## Exercise data:
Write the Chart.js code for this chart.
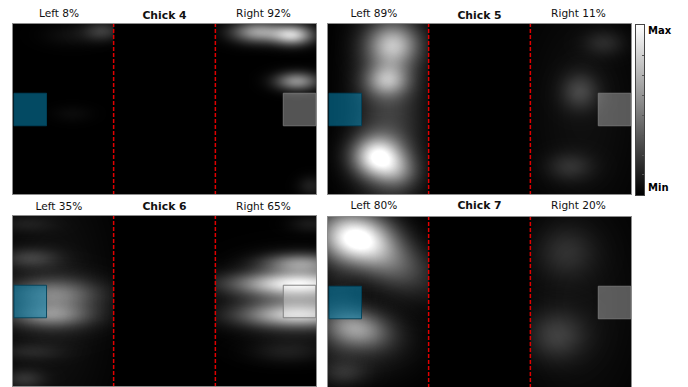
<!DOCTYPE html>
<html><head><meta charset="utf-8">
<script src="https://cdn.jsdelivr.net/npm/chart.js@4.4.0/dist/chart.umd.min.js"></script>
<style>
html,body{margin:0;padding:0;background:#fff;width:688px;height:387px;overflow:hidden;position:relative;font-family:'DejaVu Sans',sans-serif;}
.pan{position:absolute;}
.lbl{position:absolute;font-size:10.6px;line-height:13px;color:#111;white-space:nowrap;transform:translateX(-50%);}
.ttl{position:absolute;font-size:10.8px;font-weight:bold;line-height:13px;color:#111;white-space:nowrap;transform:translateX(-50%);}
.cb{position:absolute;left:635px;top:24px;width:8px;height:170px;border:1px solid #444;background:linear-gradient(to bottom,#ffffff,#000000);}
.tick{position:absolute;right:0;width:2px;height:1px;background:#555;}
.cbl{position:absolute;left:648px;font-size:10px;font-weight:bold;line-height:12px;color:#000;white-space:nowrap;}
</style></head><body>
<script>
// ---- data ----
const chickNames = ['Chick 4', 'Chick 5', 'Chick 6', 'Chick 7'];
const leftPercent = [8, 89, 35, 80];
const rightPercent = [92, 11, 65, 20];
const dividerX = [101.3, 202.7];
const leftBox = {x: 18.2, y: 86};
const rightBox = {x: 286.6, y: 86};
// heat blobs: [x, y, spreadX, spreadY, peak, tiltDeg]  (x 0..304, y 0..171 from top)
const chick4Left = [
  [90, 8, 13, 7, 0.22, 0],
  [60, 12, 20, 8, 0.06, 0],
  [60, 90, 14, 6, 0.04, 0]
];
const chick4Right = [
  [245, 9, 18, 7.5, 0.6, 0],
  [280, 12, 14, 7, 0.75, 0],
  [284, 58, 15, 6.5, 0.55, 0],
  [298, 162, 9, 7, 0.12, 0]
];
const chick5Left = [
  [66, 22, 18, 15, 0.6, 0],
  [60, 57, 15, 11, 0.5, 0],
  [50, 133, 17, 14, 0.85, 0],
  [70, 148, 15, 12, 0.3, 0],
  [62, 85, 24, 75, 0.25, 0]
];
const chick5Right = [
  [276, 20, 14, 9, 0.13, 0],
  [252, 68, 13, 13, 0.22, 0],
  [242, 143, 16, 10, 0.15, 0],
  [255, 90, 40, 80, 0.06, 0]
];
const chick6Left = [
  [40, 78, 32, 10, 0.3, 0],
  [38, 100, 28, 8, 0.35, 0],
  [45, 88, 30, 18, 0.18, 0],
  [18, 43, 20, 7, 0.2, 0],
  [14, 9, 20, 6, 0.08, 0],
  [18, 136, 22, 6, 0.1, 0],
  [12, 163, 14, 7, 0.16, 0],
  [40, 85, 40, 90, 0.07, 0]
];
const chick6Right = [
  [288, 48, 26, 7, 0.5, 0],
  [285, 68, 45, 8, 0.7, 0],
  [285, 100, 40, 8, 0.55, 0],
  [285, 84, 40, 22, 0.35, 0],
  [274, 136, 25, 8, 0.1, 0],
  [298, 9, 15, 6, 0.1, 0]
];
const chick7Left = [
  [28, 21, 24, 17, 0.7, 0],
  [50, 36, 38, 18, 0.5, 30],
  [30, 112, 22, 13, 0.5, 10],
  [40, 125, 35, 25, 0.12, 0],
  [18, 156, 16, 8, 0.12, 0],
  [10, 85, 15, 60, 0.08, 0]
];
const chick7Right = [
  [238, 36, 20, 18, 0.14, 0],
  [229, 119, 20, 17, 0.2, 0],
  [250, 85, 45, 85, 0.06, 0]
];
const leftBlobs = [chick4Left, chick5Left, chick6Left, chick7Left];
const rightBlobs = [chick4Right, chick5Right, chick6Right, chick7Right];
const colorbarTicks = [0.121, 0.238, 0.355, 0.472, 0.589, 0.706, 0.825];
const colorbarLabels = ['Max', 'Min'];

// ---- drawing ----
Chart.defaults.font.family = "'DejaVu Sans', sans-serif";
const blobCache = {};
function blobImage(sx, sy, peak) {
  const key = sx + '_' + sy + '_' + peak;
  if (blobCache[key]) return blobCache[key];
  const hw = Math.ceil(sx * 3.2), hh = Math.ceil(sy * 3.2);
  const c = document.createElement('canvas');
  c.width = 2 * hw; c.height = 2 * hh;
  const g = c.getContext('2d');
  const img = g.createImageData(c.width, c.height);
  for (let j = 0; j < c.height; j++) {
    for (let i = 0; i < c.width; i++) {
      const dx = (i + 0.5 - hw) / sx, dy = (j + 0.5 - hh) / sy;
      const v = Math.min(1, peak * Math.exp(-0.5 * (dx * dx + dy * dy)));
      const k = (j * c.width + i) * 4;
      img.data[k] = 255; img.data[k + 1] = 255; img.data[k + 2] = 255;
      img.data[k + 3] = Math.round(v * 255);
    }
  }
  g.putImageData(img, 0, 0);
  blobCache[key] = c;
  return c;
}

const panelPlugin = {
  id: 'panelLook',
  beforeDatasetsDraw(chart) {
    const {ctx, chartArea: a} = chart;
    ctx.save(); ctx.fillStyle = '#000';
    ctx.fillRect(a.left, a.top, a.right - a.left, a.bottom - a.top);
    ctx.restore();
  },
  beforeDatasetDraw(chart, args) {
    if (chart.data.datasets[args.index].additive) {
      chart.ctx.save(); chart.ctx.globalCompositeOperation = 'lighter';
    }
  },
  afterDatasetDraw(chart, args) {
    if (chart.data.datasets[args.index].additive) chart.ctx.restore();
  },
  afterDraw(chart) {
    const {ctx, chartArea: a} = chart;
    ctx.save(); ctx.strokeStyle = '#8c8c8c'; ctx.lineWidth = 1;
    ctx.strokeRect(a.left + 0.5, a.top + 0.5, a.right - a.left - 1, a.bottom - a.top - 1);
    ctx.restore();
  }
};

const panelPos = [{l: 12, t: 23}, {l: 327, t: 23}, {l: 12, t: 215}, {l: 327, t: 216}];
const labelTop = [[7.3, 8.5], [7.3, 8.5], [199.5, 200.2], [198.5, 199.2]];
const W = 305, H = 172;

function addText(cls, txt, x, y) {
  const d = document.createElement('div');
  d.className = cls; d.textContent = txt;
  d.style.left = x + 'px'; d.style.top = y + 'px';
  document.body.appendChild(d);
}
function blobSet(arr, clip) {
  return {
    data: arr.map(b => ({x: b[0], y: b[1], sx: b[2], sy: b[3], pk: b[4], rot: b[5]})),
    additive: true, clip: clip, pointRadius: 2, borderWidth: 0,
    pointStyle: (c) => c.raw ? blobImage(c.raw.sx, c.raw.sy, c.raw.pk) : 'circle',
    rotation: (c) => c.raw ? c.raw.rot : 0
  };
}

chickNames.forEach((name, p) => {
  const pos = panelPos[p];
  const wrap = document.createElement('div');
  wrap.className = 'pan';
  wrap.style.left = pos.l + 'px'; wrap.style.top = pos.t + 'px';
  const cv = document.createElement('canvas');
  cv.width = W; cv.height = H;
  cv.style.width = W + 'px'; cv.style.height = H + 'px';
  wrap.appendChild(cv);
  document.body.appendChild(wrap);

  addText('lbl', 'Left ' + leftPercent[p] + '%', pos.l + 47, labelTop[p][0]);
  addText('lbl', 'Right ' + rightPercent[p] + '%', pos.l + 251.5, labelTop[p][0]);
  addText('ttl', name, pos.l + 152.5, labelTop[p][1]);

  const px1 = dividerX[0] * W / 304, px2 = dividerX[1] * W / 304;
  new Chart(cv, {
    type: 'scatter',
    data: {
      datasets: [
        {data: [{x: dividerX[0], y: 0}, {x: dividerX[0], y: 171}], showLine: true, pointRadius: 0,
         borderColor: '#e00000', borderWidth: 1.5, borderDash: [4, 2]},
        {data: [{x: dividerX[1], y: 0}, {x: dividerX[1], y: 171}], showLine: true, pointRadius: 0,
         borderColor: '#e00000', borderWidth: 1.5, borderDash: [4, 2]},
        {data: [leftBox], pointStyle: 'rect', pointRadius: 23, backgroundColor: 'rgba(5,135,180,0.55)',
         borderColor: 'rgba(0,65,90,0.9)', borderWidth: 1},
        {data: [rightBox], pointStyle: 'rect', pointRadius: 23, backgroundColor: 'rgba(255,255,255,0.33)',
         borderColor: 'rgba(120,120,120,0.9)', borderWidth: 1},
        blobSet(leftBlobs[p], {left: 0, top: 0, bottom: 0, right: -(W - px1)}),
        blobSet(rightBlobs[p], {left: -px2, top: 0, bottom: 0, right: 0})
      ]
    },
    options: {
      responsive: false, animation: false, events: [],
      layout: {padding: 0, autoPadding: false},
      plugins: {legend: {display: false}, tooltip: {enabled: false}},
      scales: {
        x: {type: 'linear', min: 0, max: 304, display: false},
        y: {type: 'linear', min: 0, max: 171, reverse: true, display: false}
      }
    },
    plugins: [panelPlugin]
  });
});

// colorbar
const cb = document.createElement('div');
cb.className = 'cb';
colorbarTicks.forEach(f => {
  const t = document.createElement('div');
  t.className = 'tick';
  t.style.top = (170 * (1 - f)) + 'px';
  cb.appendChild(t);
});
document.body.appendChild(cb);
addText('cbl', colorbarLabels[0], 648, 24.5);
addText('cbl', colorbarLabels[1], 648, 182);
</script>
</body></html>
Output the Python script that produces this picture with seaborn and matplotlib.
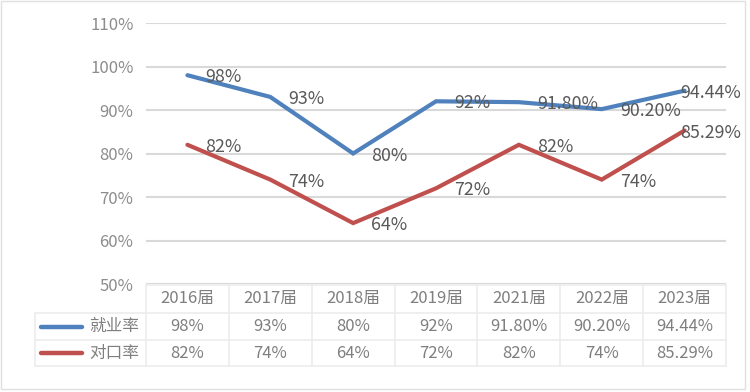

## Exercise objective:
Track down the lines that include the word "script" and copy them.

## Answer to the exercise:
<script src="https://cdn.jsdelivr.net/npm/chart.js@4.4.0/dist/chart.umd.min.js"></script>
<script>
</script>
Output the Python script that produces this picture with seaborn and matplotlib.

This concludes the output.